イーストテキサスといえば、個人的にはランズデールの「ハップ&レナードシリーズ」の舞台として記憶にインプットされているのだが、その作品を読んだ時にも、湿った空気と暑さ、そして沼や森という「アメリカ南部」のイメージが強く思い起こさせられた。地図で見ると、イーストテキサスはルイジアナに隣接していて、その昔は南北戦争で「南軍」として戦っていることだし、それはもう、アメリカ南部だといってもいいのだと思う。
そして南部といえば、保守的な土地柄で、根強い黒人差別をはじめとした様々な偏見がむき出しになっているイメージ。実際、この作品の主人公のエディが、ほかの民族からは「クーンアス」と蔑称されているケイジャンなら、レイ・ボブは「クラッカー」と陰で蔑まれる貧しい白人で、2人にからむ自称モデルのシングルマザー、デラも貧しい白人。この設定は絶妙だ。もしこれが黒人やヒスパニック系などの、いわゆる「非白人」だったら、このやるせない雰囲気は出なかったと思う。
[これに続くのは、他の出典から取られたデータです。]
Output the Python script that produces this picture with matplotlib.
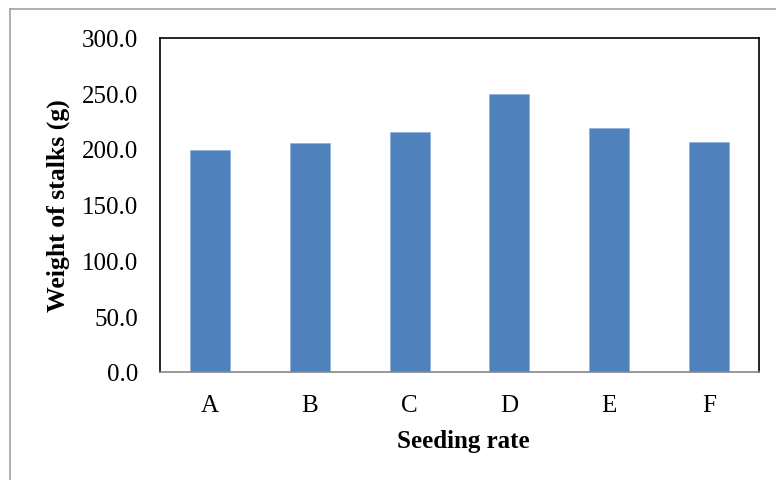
import matplotlib
matplotlib.use("Agg")
import matplotlib.pyplot as plt
from matplotlib.lines import Line2D
from matplotlib.ticker import FormatStrFormatter, MultipleLocator

categories = ["A", "B", "C", "D", "E", "F"]
weights = [199.0, 205.6, 215.5, 249.1, 218.5, 206.5]

plt.rcParams['font.family'] = ['Liberation Serif', 'DejaVu Serif']

W, H = 776, 481
fig = plt.figure(figsize=(W / 100, H / 100), dpi=100)
ax = fig.add_axes([160 / W, (H - 373) / H, 599 / W, (373 - 38.5) / H])

ax.bar(categories, weights, width=0.4, color="#4F81BD", edgecolor="#8EB0DA", linewidth=0.5, zorder=2)

ax.set_ylim(0, 300)
ax.set_xlim(-0.5, len(categories) - 0.5)
ax.yaxis.set_major_locator(MultipleLocator(50))
ax.yaxis.set_major_formatter(FormatStrFormatter("%.1f"))
ax.tick_params(axis="y", length=0, pad=16, labelsize=18)
ax.tick_params(axis="x", length=0, pad=16, labelsize=18)

for s in ["left", "top", "right"]:
    ax.spines[s].set_color("black")
    ax.spines[s].set_linewidth(1.2)
ax.spines["bottom"].set_color("#868686")
ax.spines["bottom"].set_linewidth(1.2)

ax.set_ylabel("Weight of stalks (g)", fontsize=18.5, fontweight="bold")
ax.yaxis.set_label_coords(-0.150, 0.5)
ax.set_xlabel("Seeding rate", fontsize=18, fontweight="bold")
ax.xaxis.set_label_coords(0.507, -0.170)

# outer chart border (only left and top visible in the crop)
x0 = 9.5 / W
y0 = 1 - 10 / H
fig.add_artist(Line2D([x0, x0], [0, y0], transform=fig.transFigure, color="#9a9a9a", lw=1.1))
fig.add_artist(Line2D([x0, 1], [y0, y0], transform=fig.transFigure, color="#9a9a9a", lw=1.1))

fig.savefig("out.png", dpi=100)
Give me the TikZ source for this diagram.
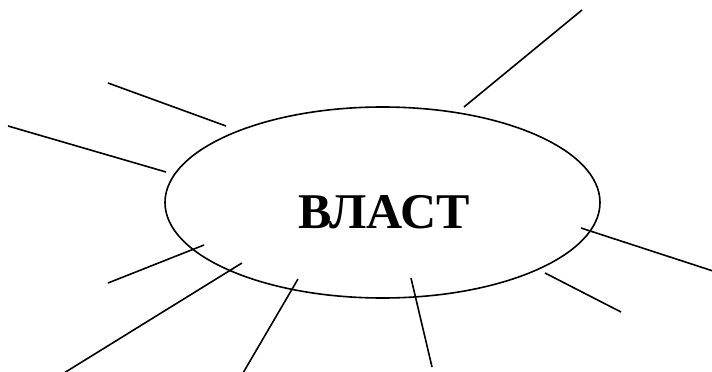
\documentclass[tikz,border=0pt]{standalone}
\usepackage{fontspec}
\setmainfont{Liberation Serif}
\usetikzlibrary{shapes.geometric}
\begin{document}
\begin{tikzpicture}[x=1pt,y=-1pt,
  ray/.style={draw=black,line width=1.6pt},
  oval/.style={ellipse,draw=black,line width=1.6pt,minimum width=435pt,minimum height=191pt,inner sep=0pt}]
\useasboundingbox (0,0) rectangle (712,372);
\node[oval] (e) at (382.5,202.5) {};
\node[font=\fontsize{50}{60}\selectfont\bfseries,inner sep=0pt] (t) at (384,212) {ВЛАСТ};
\coordinate (a1) at (464,107); \coordinate (b1) at (582,10);
\coordinate (a2) at (226,126); \coordinate (b2) at (108,83);
\coordinate (a3) at (166,172); \coordinate (b3) at (8,126);
\coordinate (a4) at (204,245); \coordinate (b4) at (108,283);
\coordinate (a5) at (242,263); \coordinate (b5) at (64,373);
\coordinate (a6) at (298,279); \coordinate (b6) at (243,373);
\coordinate (a7) at (411,278); \coordinate (b7) at (432,367);
\coordinate (a8) at (545,273); \coordinate (b8) at (621,312);
\coordinate (a9) at (581,228); \coordinate (b9) at (713,271);
\foreach \i in {1,...,9} \draw[ray] (a\i) -- (b\i);
\end{tikzpicture}
\end{document}
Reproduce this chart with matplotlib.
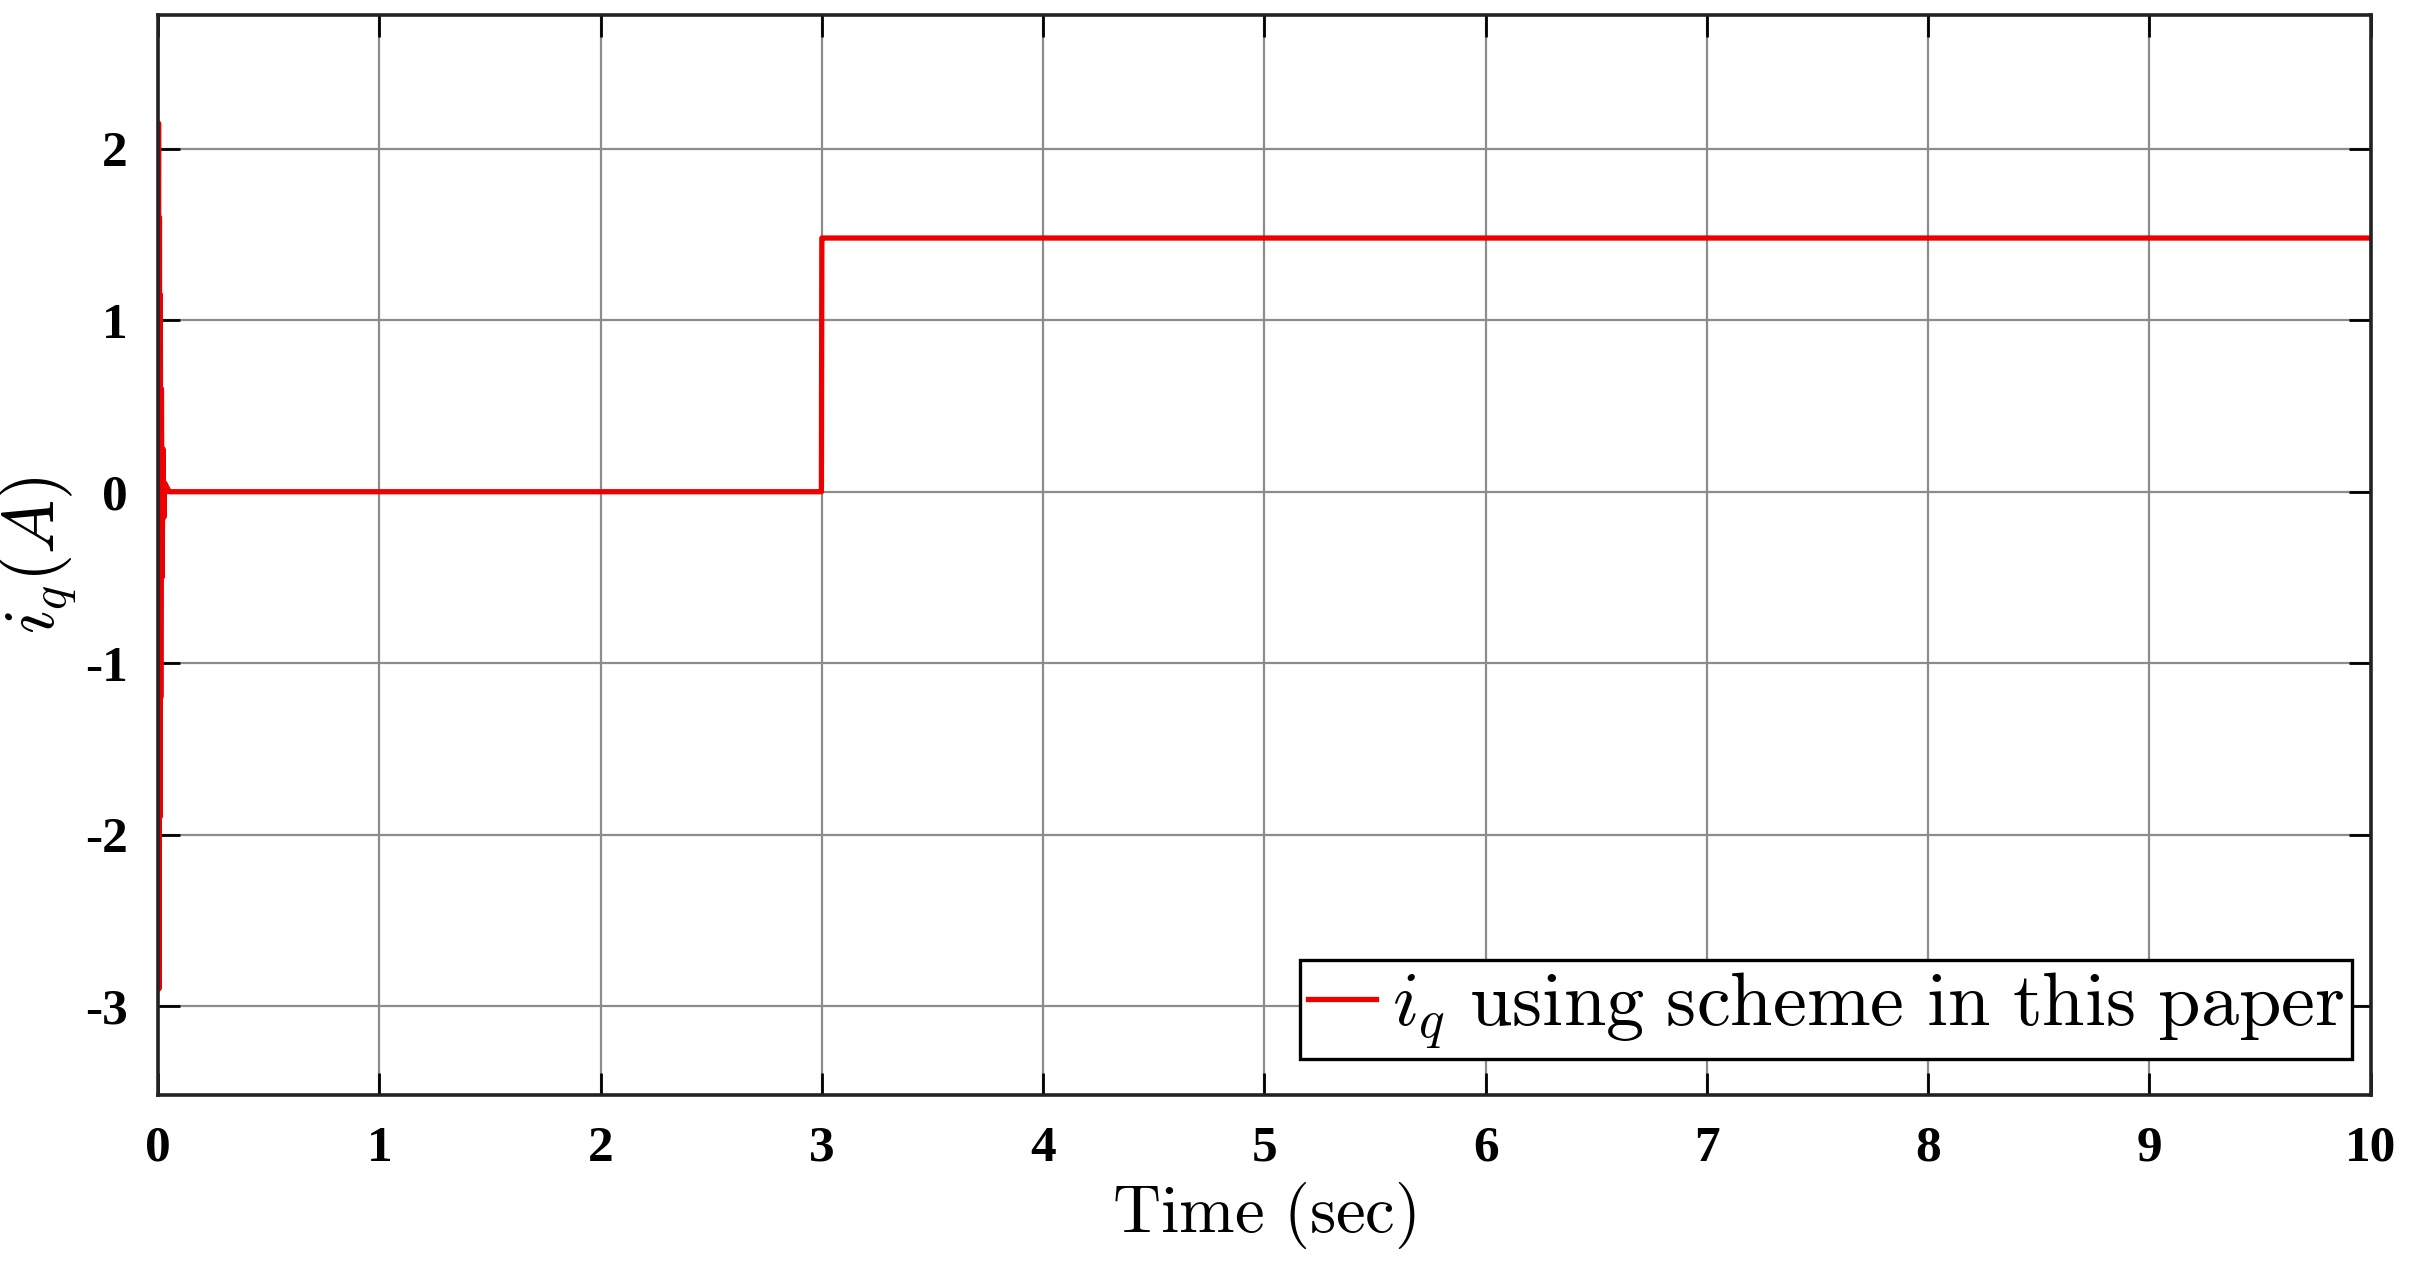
import matplotlib.pyplot as plt

plt.rcParams['mathtext.fontset'] = 'cm'

# i_q response (time in sec, current in A)
time = [0, 0.002, 0.004, 0.006, 0.008, 0.010, 0.012, 0.015, 0.018, 0.022,
        0.026, 0.030, 0.050, 2.998, 3.0, 3.002, 10.0]
iq = [0, 2.15, -2.9, 1.6, -1.9, 1.15, -1.2, 0.6, -0.5, 0.25,
      -0.15, 0.05, 0.0, 0.0, 1.48, 1.48, 1.48]

xticks = list(range(0, 11))
yticks = [-3, -2, -1, 0, 1, 2]

fig = plt.figure(figsize=(12.07, 6.33), dpi=200)
ax = fig.add_axes([0.0655, 0.135, 0.9165, 0.853])

ax.plot(time, iq, color='#ee0000', linewidth=1.9,
        label=r'$i_q\ \mathrm{using\ scheme\ in\ this\ paper}$')

ax.set_xlim(0, 10)
ax.set_ylim(-3.52, 2.78)
ax.set_xticks(xticks)
ax.set_yticks(yticks)
ax.set_xticklabels([str(v) for v in xticks], fontfamily='Liberation Serif',
                   fontweight='bold', fontsize=18.5)
ax.set_yticklabels([str(v) for v in yticks], fontfamily='Liberation Serif',
                   fontweight='bold', fontsize=18.5)
ax.tick_params(direction='in', length=8, width=1, top=True, right=True, pad=11)

ax.grid(True, color='#8c8c8c', linewidth=0.8)
for s in ax.spines.values():
    s.set_linewidth(1.3)
    s.set_color('#222222')

ax.set_xlabel(r'$\mathrm{Time\ (sec)}$', fontsize=24, labelpad=3)
ax.set_ylabel(r'$i_q(A)$', fontsize=26, labelpad=2)

leg = ax.legend(loc='lower right', bbox_to_anchor=(0.9916, 0.033), fontsize=27.5,
                fancybox=False, framealpha=1, edgecolor='black',
                handlelength=0.9, handletextpad=0.2, borderpad=0.1,
                borderaxespad=0)
leg.get_frame().set_linewidth(1.2)

plt.savefig('out.png', dpi=200)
登場人物たちは、全員が行き当たりばったりに生きている。そして、何かしくじることがあれば、すべて他人のせいにして周りを呪う。自分の愚かさは棚にのせきって。個人的には唯一、エディの繊細さに惹きつけられたけど、彼だって、死んだ相棒を沼に捨て去るのだ。自分の未来のために。
後味はけっして良くないが、淡々とした終焉は現実的ではないのに、妙に説得力がある。ささやかな幸せを手に入れたかに見えるエディとデラの未来も、いつでも儚く崩れ去りそうな危うさを予感させる。恐らく、森と沼を離れたとたんに、崩壊するんじゃないかな、と思わせるような。